First-principles study on thermodynamic stability and electronic structures of the ferroelectric binary HfO2 and ZrO2 (001) polar surfaces

Abstract

Using the reliable first-principles thermodynamic method, the relative stability and electronic states of ferroelectric binary HfO₂ and ZrO₂ (001) polar surfaces with different stoichiometry are comprehensively investigated. The results predict that the thermodynamically preferred surface termination is the O₄-(Hf or Zr)₂- for both the HfO₂/ZrO₂ positively (Z+) and negatively (Z−) polar surfaces under most chemical environmental conditions, which is in same oxygen content as each other, providing convenient and feasible strategy for designing high-performance devices based on HfO₂ (or ZrO₂) ferroelectric dielectric.
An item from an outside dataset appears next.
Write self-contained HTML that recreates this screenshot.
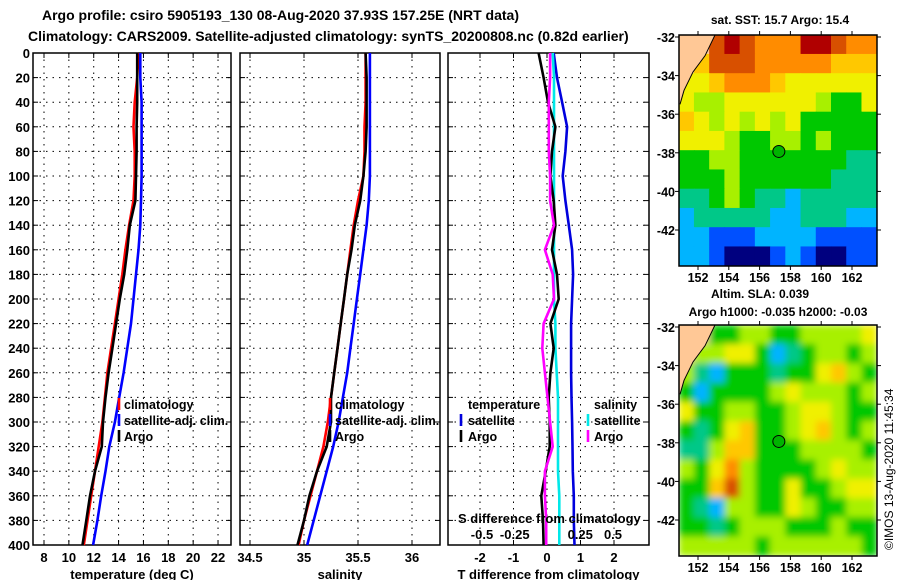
<!DOCTYPE html>
<html><head><meta charset="utf-8"><style>
html,body{margin:0;padding:0;background:#fff}
svg{display:block}
text{font-family:"Liberation Sans",sans-serif;font-weight:bold;fill:#000}
</style></head><body>
<svg id="s" width="900" height="580" viewBox="0 0 900 580">
<text x="42" y="20" font-size="14">Argo profile: csiro 5905193_130 08-Aug-2020 37.93S 157.25E (NRT data)</text>
<text x="28" y="41" font-size="14">Climatology: CARS2009. Satellite-adjusted climatology: synTS_20200808.nc (0.82d earlier)</text>
<text x="780" y="24" font-size="12" text-anchor="middle">sat. SST: 15.7 Argo: 15.4</text>
<text x="760" y="298" font-size="12" text-anchor="middle">Altim. SLA: 0.039</text>
<text x="778" y="316" font-size="12" text-anchor="middle">Argo h1000: -0.035 h2000: -0.03</text>
<text transform="translate(893,550) rotate(-90)" font-size="12" style="font-weight:normal">©IMOS 13-Aug-2020 11:45:34</text>
<g id="g"></g>
</svg>
<script>
const depth=[0,20,40,60,80,100,120,140,160,180,200,220,240,260,280,300,320,340,360,380,400];
const tArgo=[15.5,15.5,15.5,15.45,15.45,15.4,15.35,14.9,14.7,14.45,14.1,13.8,13.5,13.2,12.95,12.75,12.65,12.1,11.7,11.4,11.1];
const tClim=[15.6,15.5,15.3,15.2,15.3,15.3,15.2,14.85,14.55,14.3,14.0,13.7,13.4,13.1,12.9,12.7,12.4,12.1,11.8,11.5,11.2];
const tSat=[15.75,15.75,15.85,15.85,15.85,15.85,15.8,15.75,15.6,15.4,15.2,15.0,14.7,14.4,14.05,13.7,13.25,12.95,12.6,12.3,11.95];
const sArgo=[35.57,35.58,35.58,35.58,35.57,35.55,35.52,35.47,35.44,35.40,35.37,35.34,35.31,35.28,35.25,35.25,35.21,35.12,35.05,35.0,34.94];
const sClim=[35.57,35.57,35.57,35.56,35.56,35.55,35.5,35.46,35.43,35.40,35.37,35.34,35.31,35.28,35.25,35.22,35.18,35.12,35.06,35.0,34.95];
const sSat=[35.61,35.61,35.61,35.61,35.61,35.61,35.6,35.58,35.55,35.52,35.49,35.46,35.43,35.40,35.36,35.32,35.27,35.21,35.15,35.09,35.03];
const tdSat=[0.2,0.3,0.45,0.6,0.55,0.47,0.55,0.65,0.75,0.78,0.75,0.72,0.72,0.72,0.73,0.75,0.76,0.77,0.8,0.8,0.82];
const tdArgo=[-0.25,-0.1,0.03,0.25,0.15,0.1,0.2,0.25,0.15,0.3,0.35,0.1,0.2,0.1,0.05,0.08,0.08,-0.04,-0.17,-0.12,-0.1];
const sdArgo=[0.02,0.02,0.01,0.01,0.01,0.02,0.02,0.05,-0.02,0.04,0.05,-0.03,-0.04,-0.02,0.0,0.02,0.04,-0.02,-0.02,-0.01,-0.01];
const sdSat=[0.04,0.05,0.05,0.05,0.05,0.05,0.05,0.05,0.05,0.05,0.05,0.06,0.06,0.07,0.08,0.08,0.08,0.08,0.09,0.09,0.09];
const depthTicks=[0,20,40,60,80,100,120,140,160,180,200,220,240,260,280,300,320,340,360,380,400];
const tTicks=[8,10,12,14,16,18,20,22];
const sTicks=[34.5,35,35.5,36];
const tdTicks=[-2,-1,0,1,2];
const sdTicks=[-0.5,-0.25,0,0.25,0.5];
const sdTickLabels=["-0.5","-0.25","0","0.25","0.5"];
const latTicks=[-32,-34,-36,-38,-40,-42];
const lonTicks=[152,154,156,158,160,162];
const sstGrid=[
[-1,-1,9,10,9,8,8,8,10,10,9,8,8],
[-1,7,9,9,9,8,8,8,8,8,7,7,7],
[6,6,7,8,8,8,7,6,6,6,6,6,6],
[6,5,5,6,6,6,6,6,6,5,4,4,6],
[7,6,5,6,5,6,5,6,4,4,4,4,4],
[6,6,6,5,4,4,5,5,4,5,4,4,4],
[4,4,5,5,4,4,4,4,4,4,4,3,3],
[4,4,4,5,4,4,4,4,4,4,3,3,3],
[3,3,4,5,4,3,3,2,3,3,3,3,3],
[2,3,3,3,3,3,2,2,3,3,3,2,2],
[2,2,1,1,1,2,2,2,2,1,1,1,1],
[2,2,1,0,0,0,1,2,1,0,0,1,1]];
const slaGrid=[
[-1,-1,4,4,5,5,4,4,5,5,5,5,6],
[-1,5,5,6,6,4,2,3,4,5,5,4,5],
[5,3,2,4,4,4,3,4,4,6,7,5,4],
[4,2,4,4,4,4,5,6,5,5,5,4,5],
[6,4,4,5,5,4,4,5,6,6,5,4,4],
[4,3,4,6,7,4,4,5,6,7,5,4,5],
[3,3,5,7,7,4,4,4,5,5,5,5,4],
[5,4,6,8,5,4,4,4,4,5,6,5,5],
[4,4,7,9,5,4,4,6,4,4,5,6,6],
[4,3,2,5,5,4,4,6,5,4,4,5,5],
[4,4,3,4,5,5,5,4,4,4,5,4,4],
[5,5,5,5,5,4,5,5,5,5,5,5,4]];
const argoLon=157.25, argoLat=-37.93;
const cmap=["#00007f","#0050ff","#00b4ff","#00c888","#00c800","#a8f000","#f0f000","#ffc800","#ff8c00","#d85000","#b00000"];

const NS="http://www.w3.org/2000/svg";
const G=document.getElementById('g');
function el(tag,attrs,parent){const e=document.createElementNS(NS,tag);for(const k in attrs)e.setAttribute(k,attrs[k]);(parent||G).appendChild(e);return e;}
function txt(x,y,s,size,anchor,parent){const t=el('text',{x:x,y:y,'font-size':size,'text-anchor':anchor||'start'},parent);t.textContent=s;return t;}

const PT=53,PB=545;
const yD=d=>PT+(d/400)*(PB-PT);
const panels=[
 {name:'temperature',L:33,R:231,x:v=>44+(v-8)*12.43,ticks:tTicks,labels:tTicks.map(String),title:'temperature (deg C)'},
 {name:'salinity',L:240,R:440,x:v=>250+(v-34.5)*108,ticks:sTicks,labels:sTicks.map(String),title:'salinity'},
 {name:'difference',L:448,R:649,x:v=>547+v*33.5,ticks:tdTicks,labels:tdTicks.map(String),title:'T difference from climatology'}
];
panels.forEach((p,pi)=>{
 const g=el('g',{});
 
 
 el('rect',{x:p.L,y:PT,width:p.R-p.L,height:PB-PT,fill:'#fff',stroke:'#000','stroke-width':1.5},g);
 depthTicks.forEach(d=>{
  const y=yD(d);
  if(d>0&&d<400) el('line',{x1:p.L,x2:p.R,y1:y,y2:y,stroke:'#000','stroke-dasharray':'1.5,5'},g);
  el('line',{x1:p.L,x2:p.L+5,y1:y,y2:y,stroke:'#000'},g);
  el('line',{x1:p.R-5,x2:p.R,y1:y,y2:y,stroke:'#000'},g);
  if(pi===0){const t=txt(30,y+5,String(d),13,'end',g);}
 });
 p.ticks.forEach((v,i)=>{
  const x=p.x(v);
  el('line',{x1:x,x2:x,y1:PT,y2:PB,stroke:'#000','stroke-dasharray':'1.5,5'},g);
  el('line',{x1:x,x2:x,y1:PT,y2:PT+5,stroke:'#000'},g);
  el('line',{x1:x,x2:x,y1:PB-5,y2:PB,stroke:'#000'},g);
  const t=txt(x,562,p.labels[i],13,'middle',g);
  
  
 });
 const tt=txt((p.L+p.R)/2,579,p.title,13,'middle',g);
 
 
 p.g=g;
});
function line(p,xs,vals,col,name){
 const pts=vals.map((v,i)=>xs(v).toFixed(1)+','+yD(depth[i]).toFixed(1)).join(' ');
 const l=el('polyline',{points:pts,fill:'none',stroke:col,'stroke-width':2.6,'stroke-linejoin':'miter'},p.g);
 
 
}
const P1=panels[0],P2=panels[1],P3=panels[2];
line(P1,P1.x,tClim,'#ff0000','temperature-climatology-line');
line(P1,P1.x,tSat,'#0000ff','temperature-satellite-line');
line(P1,P1.x,tArgo,'#000000','temperature-argo-line');
line(P2,P2.x,sClim,'#ff0000','salinity-climatology-line');
line(P2,P2.x,sSat,'#0000ff','salinity-satellite-line');
line(P2,P2.x,sArgo,'#000000','salinity-argo-line');
const sdx=v=>547.5+v*131;
line(P3,P3.x,tdSat,'#0000dd','t-diff-satellite-line');
line(P3,sdx,sdSat,'#00e8e8','s-diff-satellite-line');
line(P3,P3.x,tdArgo,'#000000','t-diff-argo-line');
line(P3,sdx,sdArgo,'#ff00ff','s-diff-argo-line');
{const t=txt(458,523,'S difference from climatology',13,'start',P3.g);}
sdTicks.forEach((v,i)=>{if(v===0)return;const t=txt(sdx(v),539,sdTickLabels[i],13,'middle',P3.g);});
function legend(g,bx,tx,y,col,label){
 const gg=el('g',{},g);
 
 
 el('line',{x1:bx,x2:bx,y1:y-11,y2:y+1,stroke:col,'stroke-width':2.6},gg);
 txt(tx,y,label,12.5,'start',gg);
}
legend(P1.g,119,124,409,'#ff0000','climatology');
legend(P1.g,119,124,425,'#0000ff','satellite-adj. clim.');
legend(P1.g,119,124,441,'#000000','Argo');
legend(P2.g,330,335,409,'#ff0000','climatology');
legend(P2.g,330,335,425,'#0000ff','satellite-adj. clim.');
legend(P2.g,330,335,441,'#000000','Argo');
{const t=txt(468,409,'temperature',12.5,'start',P3.g);}
legend(P3.g,461,468,425,'#0000dd','satellite');
legend(P3.g,461,468,441,'#000000','Argo');
{const t=txt(594,409,'salinity',12.5,'start',P3.g);}
legend(P3.g,588,594,425,'#00e8e8','satellite');
legend(P3.g,588,594,441,'#ff00ff','Argo');

function drawMap(grid,top,bottom,name,blur){
 const L=679,R=877;
 const lx=lon=>698+(lon-152)*15.4;
 const ly=lat=>top+2+(-32-lat)*((bottom-top-2-36)/10);
 const g=el('g',{});
 
 
 const cid='clip'+top;
 const cp=el('clipPath',{id:cid},g);
 el('rect',{x:L,y:top,width:R-L,height:bottom-top},cp);
 const cg=el('g',{'clip-path':'url(#'+cid+')'},g);
 const inner=el('g',blur?{filter:'url(#blur)'}:{},cg);
 const rows=grid.length,cols=grid[0].length;
 const cw=(R-L)/cols,ch=(bottom-top)/rows;
 grid.forEach((row,j)=>row.forEach((v,i)=>{
  const c=el('rect',{x:L+i*cw-0.3,y:top+j*ch-0.3,width:cw+0.6,height:ch+0.6,fill:v<0?'#ffc896':cmap[v]},inner);
  
  
 }));
 const h=bottom-top;
 el('polygon',{points:`${L},${top} 715,${top} 705,${top+h*0.09} 693,${top+h*0.16} 684,${top+h*0.24} 680,${top+h*0.3} ${L},${top+h*0.3}`,fill:'#ffc896'},cg);
 el('polyline',{points:`715,${top} 705,${top+h*0.09} 693,${top+h*0.16} 684,${top+h*0.24} 680,${top+h*0.3}`,fill:'none',stroke:'#000','stroke-width':1},cg);
 el('rect',{x:L,y:top,width:R-L,height:h,fill:'none',stroke:'#000','stroke-width':1.5},g);
 latTicks.forEach(lat=>{const y=ly(lat);
  el('line',{x1:L-4,x2:L,y1:y,y2:y,stroke:'#000'},g);
  el('line',{x1:R,x2:R+4,y1:y,y2:y,stroke:'#000'},g);
  const t=txt(L-4,y+5,String(lat),12.5,'end',g);});
 lonTicks.forEach(lon=>{const x=lx(lon);
  el('line',{x1:x,x2:x,y1:top-4,y2:top,stroke:'#000'},g);
  el('line',{x1:x,x2:x,y1:bottom,y2:bottom+4,stroke:'#000'},g);
  const t=txt(x,bottom+16,String(lon),12.5,'middle',g);});
 const m=el('circle',{cx:lx(argoLon),cy:ly(argoLat),r:6,fill:'#00b400',stroke:'#000','stroke-width':1},g);
 
 
}
const defs=el('defs',{});
const f=el('filter',{id:'blur',x:'-5%',y:'-5%',width:'110%',height:'110%'},defs);
el('feGaussianBlur',{stdDeviation:3.5},f);
drawMap(sstGrid,35,266,'sst-map',false);
drawMap(slaGrid,325,556,'sla-map',true);
</script>
</body></html>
In addition, the surface morphology, atomic geometries, and electronic states of HfO₂ and ZrO₂ (001) polar surfaces show evident dependence on polarization direction. There exists significant difference in the polar surface atomic relaxations, electronic band structures, work functions, and compensating charges between the Z+ and Z− polar surfaces of ferroelectric HfO₂/ZrO₂. In other words, the surface properties of HfO₂/ZrO₂ Z± polar surfaces are strongly revised by the partially occupied surface electronic states induced by the polar surface terminations. Our study is of great significance for the design and development of the next generation of high-performance and energy-efficient field-effect nanodevices based on HfO₂ (or ZrO₂) ferroelectric dielectric.